■ **Directions**
Give every line back verbatim, dropping all images.

■ **Given information**
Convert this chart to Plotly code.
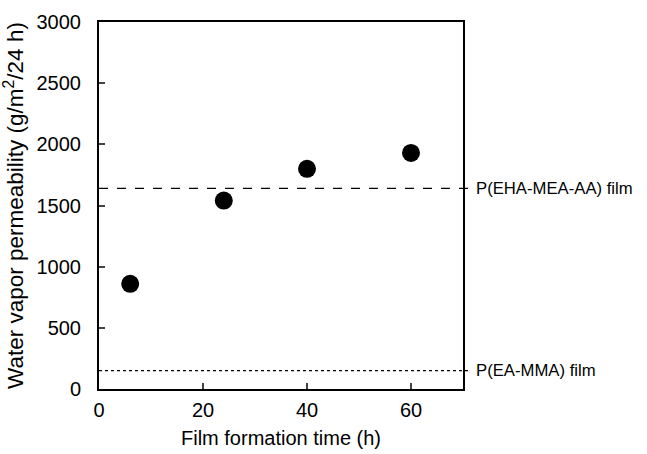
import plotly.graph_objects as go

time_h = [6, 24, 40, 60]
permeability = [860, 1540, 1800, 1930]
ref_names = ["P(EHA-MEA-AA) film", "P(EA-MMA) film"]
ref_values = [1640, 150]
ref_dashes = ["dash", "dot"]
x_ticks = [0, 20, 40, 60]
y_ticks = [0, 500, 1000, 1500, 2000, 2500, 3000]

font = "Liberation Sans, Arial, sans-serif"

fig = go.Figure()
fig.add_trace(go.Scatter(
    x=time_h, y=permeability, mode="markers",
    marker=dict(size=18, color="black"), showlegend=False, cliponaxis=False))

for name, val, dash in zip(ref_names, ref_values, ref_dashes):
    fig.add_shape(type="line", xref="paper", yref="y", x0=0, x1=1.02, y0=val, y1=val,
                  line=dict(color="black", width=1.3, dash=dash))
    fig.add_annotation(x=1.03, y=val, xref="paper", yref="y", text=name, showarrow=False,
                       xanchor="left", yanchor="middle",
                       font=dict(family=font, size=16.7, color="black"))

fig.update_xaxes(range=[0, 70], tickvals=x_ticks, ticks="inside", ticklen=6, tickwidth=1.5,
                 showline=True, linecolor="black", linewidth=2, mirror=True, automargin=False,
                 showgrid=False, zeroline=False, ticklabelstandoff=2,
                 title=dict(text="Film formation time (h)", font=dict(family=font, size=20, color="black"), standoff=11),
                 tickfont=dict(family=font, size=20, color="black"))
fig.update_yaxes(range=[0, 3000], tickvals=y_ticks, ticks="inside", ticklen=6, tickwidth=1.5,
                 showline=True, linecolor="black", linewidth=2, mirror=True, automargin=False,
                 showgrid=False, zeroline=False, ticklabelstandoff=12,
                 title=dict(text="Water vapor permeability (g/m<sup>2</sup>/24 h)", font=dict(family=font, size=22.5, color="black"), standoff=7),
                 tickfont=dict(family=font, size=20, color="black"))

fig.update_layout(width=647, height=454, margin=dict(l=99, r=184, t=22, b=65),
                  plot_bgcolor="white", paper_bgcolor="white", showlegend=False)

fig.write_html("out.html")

■ **Exercise answer**
Convert this chart to Plotly code.
import plotly.graph_objects as go

time_h = [6, 24, 40, 60]
permeability = [860, 1540, 1800, 1930]
ref_names = ["P(EHA-MEA-AA) film", "P(EA-MMA) film"]
ref_values = [1640, 150]
ref_dashes = ["dash", "dot"]
x_ticks = [0, 20, 40, 60]
y_ticks = [0, 500, 1000, 1500, 2000, 2500, 3000]

font = "Liberation Sans, Arial, sans-serif"

fig = go.Figure()
fig.add_trace(go.Scatter(
    x=time_h, y=permeability, mode="markers",
    marker=dict(size=18, color="black"), showlegend=False, cliponaxis=False))

for name, val, dash in zip(ref_names, ref_values, ref_dashes):
    fig.add_shape(type="line", xref="paper", yref="y", x0=0, x1=1.02, y0=val, y1=val,
                  line=dict(color="black", width=1.3, dash=dash))
    fig.add_annotation(x=1.03, y=val, xref="paper", yref="y", text=name, showarrow=False,
                       xanchor="left", yanchor="middle",
                       font=dict(family=font, size=16.7, color="black"))

fig.update_xaxes(range=[0, 70], tickvals=x_ticks, ticks="inside", ticklen=6, tickwidth=1.5,
                 showline=True, linecolor="black", linewidth=2, mirror=True, automargin=False,
                 showgrid=False, zeroline=False, ticklabelstandoff=2,
                 title=dict(text="Film formation time (h)", font=dict(family=font, size=20, color="black"), standoff=11),
                 tickfont=dict(family=font, size=20, color="black"))
fig.update_yaxes(range=[0, 3000], tickvals=y_ticks, ticks="inside", ticklen=6, tickwidth=1.5,
                 showline=True, linecolor="black", linewidth=2, mirror=True, automargin=False,
                 showgrid=False, zeroline=False, ticklabelstandoff=12,
                 title=dict(text="Water vapor permeability (g/m<sup>2</sup>/24 h)", font=dict(family=font, size=22.5, color="black"), standoff=7),
                 tickfont=dict(family=font, size=20, color="black"))

fig.update_layout(width=647, height=454, margin=dict(l=99, r=184, t=22, b=65),
                  plot_bgcolor="white", paper_bgcolor="white", showlegend=False)

fig.write_html("out.html")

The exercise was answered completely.